I’m rapt to be involved in this upcoming debate in Sydney:

one comment ↪
  • examinator

    I would argue that the right to freedom of speech as an absolute does not, can not, exist in a civilised society. Therefore we are talking about freedom of speech in aspirational sense within the parameters of the prevailing (our) culture.
    It then seems to me to be self evident that the question is does our culture respect other cultures?

    If the answer is yes then we should as a cultural 'norm' refrain from attacking or insulting mocking etc the other cultures full stop! Doing any of these to another culture simply isn't being respectful
    Contrary to the often quoted furphy it IS possible to discuss other cultures even disagree with element there of without being disrespectful , insulting et al. Clearly racial vilification simply isn't being respectful it is predicated on the (false) notion that our culture is better and as superior we are then entitled to treat it ( the other culture) with disrespect.
    e.g. Consider the principal involved … If say… I was to tell my female staff that “ all women should be barefoot and pregnant, in the kitchen ” or “You women shouldn't sponge off business/ public service to fund their children” or that “'all women should be obscene and not heard” I'd probably be up for sexual harassment (rightly so). Now, logically how are any of those quips showing respect for women? Simply put it's not. Now the eagle eyed amongst you will be concerned about the second quip. The point there is the difference between a prejudice and a valid comment i.e. the term “ You ….. shouldn't sponge off” clearly a pejorative one, is the offending bit that makes the difference. There is an inherent attitude behind the comments as written that is one of superiority of the speaker and lack of respect for women.
    In principal I have some difficulty with the notion that we have sanctions to socially engineer a change in attitude to show suitable respect for women (so as to treat them as equal not lesser) then why not other people ( men and women) and their culture?

    The next part of the equation is an objective 'anthropological' definition of culture. I set of rules and practices that are the manifestation of survival needs of a society. Many of which are now rituals, where the basis or their reason is lost in time.

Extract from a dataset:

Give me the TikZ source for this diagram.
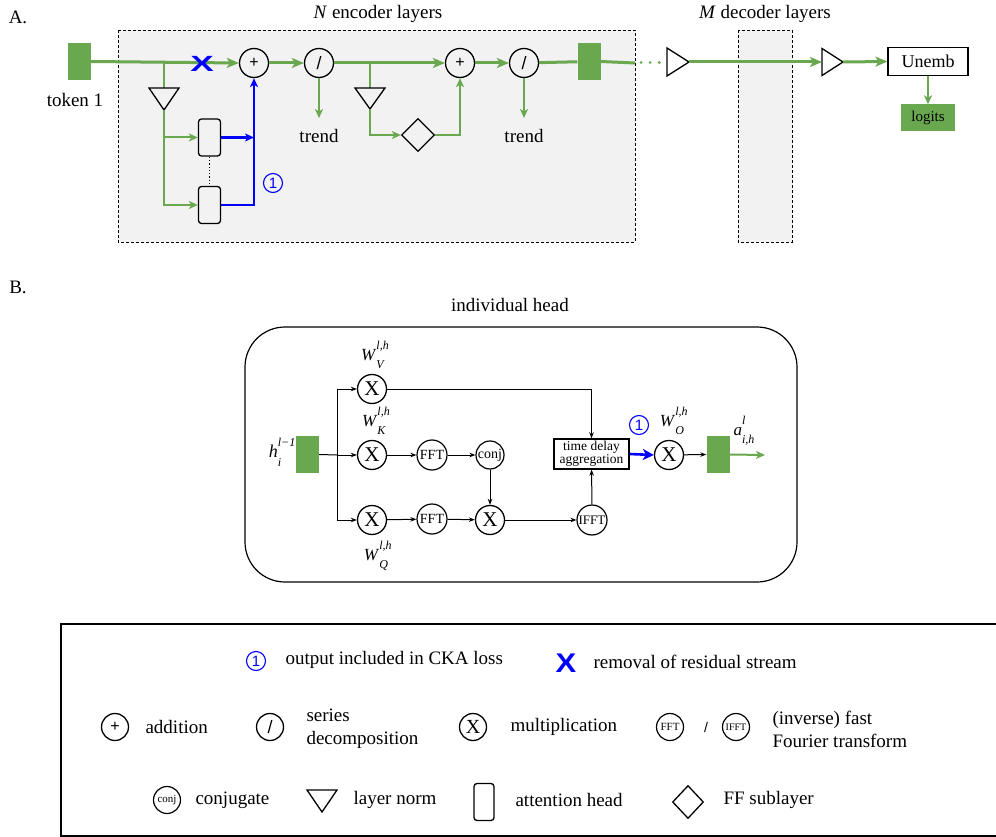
\documentclass[tikz,border=0pt]{standalone}
\usepackage{fontspec}
\setmainfont{Liberation Serif}
\newfontfamily\sansf{Liberation Sans}
\usetikzlibrary{arrows.meta,shapes.geometric}
\definecolor{lgreen}{RGB}{106,168,79}
\definecolor{panelgray}{RGB}{242,242,242}
\definecolor{cblue}{RGB}{0,0,255}
\newcommand\fs[1]{\fontsize{#1}{#1}\selectfont}
% italic symbol with a superscript and a subscript set well apart
\newcommand\supsub[3]{\textit{#1}\makebox[0pt][l]{\raisebox{0.62em}{\fs{12}\textit{#2}}}\raisebox{-0.5em}{\fs{12}\textit{#3}}}
% circled one used as a marker
\newcommand\markone{\tikz[baseline=-0.5ex]\node[circle,draw=cblue,line width=1.1pt,inner sep=0pt,minimum size=19pt,text=cblue]{\sansf\fs{15}1};}
% bold blue cross marking the removed residual stream
\newcommand\remx[2]{\textcolor{cblue}{\sansf\bfseries\fs{#1}\scalebox{#2}[1]{X}}}
\begin{document}
\begin{tikzpicture}[x=1pt,y=-1pt,
  every node/.style={font=\fs{19}},
  gline/.style={draw=lgreen,line width=3pt},
  gthin/.style={draw=lgreen,line width=2pt},
  bline/.style={draw=cblue,line width=2.2pt},
  garrow/.style={-{Stealth[length=12pt,width=10pt,inset=3pt]}},
  gsmall/.style={-{Stealth[length=9pt,width=8pt,inset=2.5pt]}},
  karrow/.style={line width=1pt,-{Stealth[length=6pt,width=4.5pt]}},
  opcirc/.style={circle,draw,line width=1.3pt,minimum size=29pt,inner sep=0pt},
  smallcirc/.style={circle,draw,line width=1.2pt,minimum size=30pt,inner sep=0pt,font=\fs{14}},
  headbox/.style={rectangle,rounded corners=3pt,draw,line width=1.3pt,minimum width=22pt,minimum height=37pt,inner sep=0pt},
  tok/.style={fill=lgreen,minimum width=23pt,minimum height=37pt,inner sep=0pt},
  ffbox/.style={diamond,draw,line width=1.3pt,minimum width=33pt,minimum height=33pt,inner sep=0pt},
  lnorm/.style={draw,line width=1.3pt,line join=miter},
  layerbox/.style={draw,dash pattern=on 3pt off 2pt,line width=0.9pt,fill=panelgray},
  leg/.style={anchor=west,align=left,font=\fs{19}}
]
\clip (0,0) rectangle (996,837);

% ---------------- part A ----------------
\node (labA) at (18,17) {A.};
\node (enctitle) at (378,14) {\textit{N} encoder layers};
\node (dectitle) at (765,14) {\textit{M} decoder layers};
\draw[layerbox] (118,30) rectangle (635,242);
\draw[layerbox] (738,30) rectangle (792,242);

\node[tok] (t1) at (79.5,61.5) {};
\node (t1lab) at (75,100) {token 1};

\node[opcirc] (add1) at (254,63) {\sansf\fs{16}+};
\node[opcirc] (dec1) at (319,63) {\sansf\fs{18}/};
\node[opcirc] (add2) at (460,63) {\sansf\fs{16}+};
\node[opcirc] (dec2) at (524,63) {\sansf\fs{18}/};
\node[tok] (t2) at (589,61.5) {};

% residual stream
\draw[gline,garrow] (t1.east) -- (add1.west);
\draw[gline,garrow] (add1) -- (dec1);
\draw[gline,garrow] (dec1) -- (add2);
\draw[gline,garrow] (add2) -- (dec2);
\draw[gline] (dec2) -- (t2);
\coordinate (encout) at (635,63);
\coordinate (gapend) at (666,63);
\draw[gline] (t2.east) -- (encout);
\draw[gline,line cap=round,dash pattern=on 0.1pt off 9pt] (encout) ++(6,0) -- (gapend);
\node (rmx) at (202,64) {\remx{22}{1.6}};

% attention sublayer
\coordinate (br1) at (164,63);
\coordinate (ln1t) at (164,88);
\coordinate (ln1b) at (164,110);
\draw[gthin] (br1) -- (ln1t);
\draw[lnorm] (149,88) -- (179,88) -- (ln1b) -- cycle;
\node[headbox] (h1) at (209.5,137.5) {};
\node[headbox] (h2) at (209.5,205) {};
\draw[line width=1.3pt,dotted] (h1.south) -- (h2.north);
\draw[gthin,gsmall] (ln1b) -- (164,205) -- (h2.west);
\draw[gthin,gsmall] (164,137.5) -- (h1.west);
\draw[bline,-{Stealth[length=9pt,width=8pt,inset=2.5pt]}] (h1.east) -- (254,137.5);
\draw[bline,-{Stealth[length=9pt,width=8pt,inset=2.5pt]}] (h2.east) -- (254,205) -- (add1.south);
\node (m1a) at (273,183) {\markone};

% trends
\coordinate (tr1) at (319,118);
\coordinate (tr2) at (524,118);
\draw[gthin,gsmall] (dec1.south) -- (tr1);
\draw[gthin,gsmall] (dec2.south) -- (tr2);
\node (trend1) at (319,136) {trend};
\node (trend2) at (524,136) {trend};

% feed-forward sublayer
\coordinate (br2) at (370,63);
\coordinate (ln2t) at (370,88);
\coordinate (ln2b) at (370,109);
\draw[gthin] (br2) -- (ln2t);
\draw[lnorm] (355,88) -- (385,88) -- (ln2b) -- cycle;
\node[ffbox] (ff) at (418,135) {};
\draw[gthin,gsmall] (ln2b) -- (370,135) -- (ff.west);
\draw[gthin,gsmall] (ff.east) -- (460,135) -- (add2.south);

% decoder side
\coordinate (ln3r) at (689,62);
\coordinate (ln4l) at (822,62);
\coordinate (ln4r) at (843,62);
\draw[lnorm] (667,48) -- (667,76) -- (ln3r) -- cycle;
\draw[lnorm] (822,48.5) -- (822,75.5) -- (ln4r) -- cycle;
\draw[gline,garrow] (ln3r) -- (ln4l);
\node[draw,line width=1.2pt,minimum width=80pt,minimum height=28pt,inner sep=0pt,font=\fs{18}] (unemb) at (928,61.5) {Unemb};
\node[fill=lgreen,minimum width=54pt,minimum height=27pt,inner sep=0pt,font=\fs{15}] (logits) at (928,118) {logits};
\draw[gline,garrow] (ln4r) -- (unemb.west);
\draw[gthin,gsmall] (unemb.south) -- (logits.north);

% ---------------- part B ----------------
\node (labB) at (18,287) {B.};
\node (headtitle) at (510,305) {individual head};
\draw[line width=1.2pt,rounded corners=40pt] (245,327) rectangle (797,582);

\node[tok] (hin) at (307.5,454.5) {};
\node[font=\fs{18}] (hlab) at (275,452) {\supsub{h}{l−1}{i}};
\node[opcirc,font=\fs{21}] (xv) at (372,389) {X};
\node[opcirc,font=\fs{21}] (xk) at (372,455) {X};
\node[opcirc,font=\fs{21}] (xq) at (372,520) {X};
\node[font=\fs{17}] (wv) at (373,355) {\supsub{W}{l,h}{V}};
\node[font=\fs{17}] (wk) at (374,421) {\supsub{W}{l,h}{K}};
\node[font=\fs{17}] (wq) at (376,556) {\supsub{W}{l,h}{Q}};
\node[smallcirc] (fftk) at (432,455) {FFT};
\node[smallcirc] (fftq) at (432,519) {FFT};
\node[smallcirc,minimum size=28pt] (conj) at (490,455) {conj};
\node[opcirc,font=\fs{21}] (xm) at (490,520) {X};
\node[smallcirc,font=\fs{13}] (ifft) at (592,520) {IFFT};
\node[draw,line width=1.4pt,minimum width=75pt,minimum height=30pt,inner sep=0pt,align=center,font=\fs{13.5}\linespread{0.85}\selectfont] (tda) at (591.5,454) {time delay\\aggregation};
\node[opcirc,font=\fs{21}] (xo) at (669,455) {X};
\node[tok] (hout) at (718,454.5) {};
\node[font=\fs{17}] (wo) at (672,421) {\supsub{W}{l,h}{O}};
\node[font=\fs{17}] (alab) at (744,431) {\supsub{a}{l}{i,h}};
\node (m1b) at (639,425) {\markone};

\coordinate (bus) at (337,455);
\draw[line width=1pt] (hin.east) -- (bus);
\draw[karrow] (bus) -- (xk.west);
\draw[karrow] (337,389) -- (337,520) -- (xq.west);
\draw[karrow] (337,389) -- (xv.west);
\draw[karrow] (xk) -- (fftk);
\draw[karrow] (fftk) -- (conj);
\draw[karrow] (conj) -- (xm);
\draw[karrow] (xq) -- (fftq);
\draw[karrow] (fftq) -- (xm);
\draw[karrow] (xm) -- (ifft);
\draw[karrow] (ifft) -- (tda);
\draw[karrow] (xv.east) -| (tda.north);
\draw[draw=cblue,line width=2.6pt,-{Stealth[length=11pt,width=11pt,inset=3pt]}] (tda.east) -- (xo.west);
\draw[karrow] (xo) -- (hout.west);
\coordinate (aout) at (765,455);
\draw[gthin,gsmall] (hout.east) -- (aout);

% ---------------- legend ----------------
\draw[line width=1.2pt] (1000,624) -- (61,624) -- (61,836) -- (1000,836);

\node (lg1) at (256,661) {\markone};
\node[leg] (lg1t) at (282,660) {output included in CKA loss};
\node (lgx) at (566,663) {\remx{27}{1.15}};
\node[leg] (lgxt) at (590,662) {removal of residual stream};

\node[opcirc,minimum size=27pt] (lgadd) at (115,727) {\sansf\fs{16}+};
\node[leg] (lgaddt) at (142,727) {addition};
\node[opcirc,minimum size=27pt] (lgdec) at (270,727) {\sansf\fs{18}/};
\node[leg,font=\fs{19}\linespread{1.2}\selectfont] (lgdect) at (303,729) {series\\decomposition};
\node[opcirc,minimum size=27pt,font=\fs{20}] (lgx2) at (473,727) {X};
\node[leg] (lgx2t) at (507,727) {multiplication};
\node[smallcirc,minimum size=27pt,font=\fs{11}] (lgfft) at (670,727) {FFT};
\node[font=\sansf\fs{14}] (lgsl) at (706,727) {/};
\node[smallcirc,minimum size=27pt,font=\fs{10}] (lgifft) at (736,727) {IFFT};
\node[leg,font=\fs{19}\linespread{1.2}\selectfont] (lgfftt) at (769,729) {(inverse) fast\\Fourier transform};

\node[smallcirc,minimum size=27pt,font=\fs{11}] (lgconj) at (167,800) {conj};
\node[leg] (lgconjt) at (192,800) {conjugate};
\coordinate (lgln) at (322,800);
\draw[lnorm] (307,790) -- (337,790) -- (322,812) -- cycle;
\node[leg] (lglnt) at (350,800) {layer norm};
\node[headbox,minimum width=20pt] (lghd) at (484,802) {};
\node[leg] (lghdt) at (512,800) {attention head};
\node[ffbox,minimum width=31pt,minimum height=33pt] (lgff) at (688,802) {};
\node[leg] (lgfft2) at (720,800) {FF sublayer};
\end{tikzpicture}
\end{document}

    The argument that it's better to have the prejudice out where we can see it, is IMO a cop out, a bended knee to our superiority (sic) over the lessor Compatriots i.e. 'well that's the way they are'…. an excuse to do nothing except tut tut!

    In all my many contacts with the brain damaged street alcoholic through well anyone else I've yet to find some one who isn't capable of modifying their less societally acceptable actions . The two caveats are the extremes of age ( very young children; the senile) and the those who the extremely mentally ill.
    I'd suggest that our freedom to choose still exists … we have the right to transgress and earn the opprobrium of society if we so desire . There has always been antisocial individuals and they rightly have to accept the consequences of their actions.
    PS sorry for the length but the ideas demand explanation.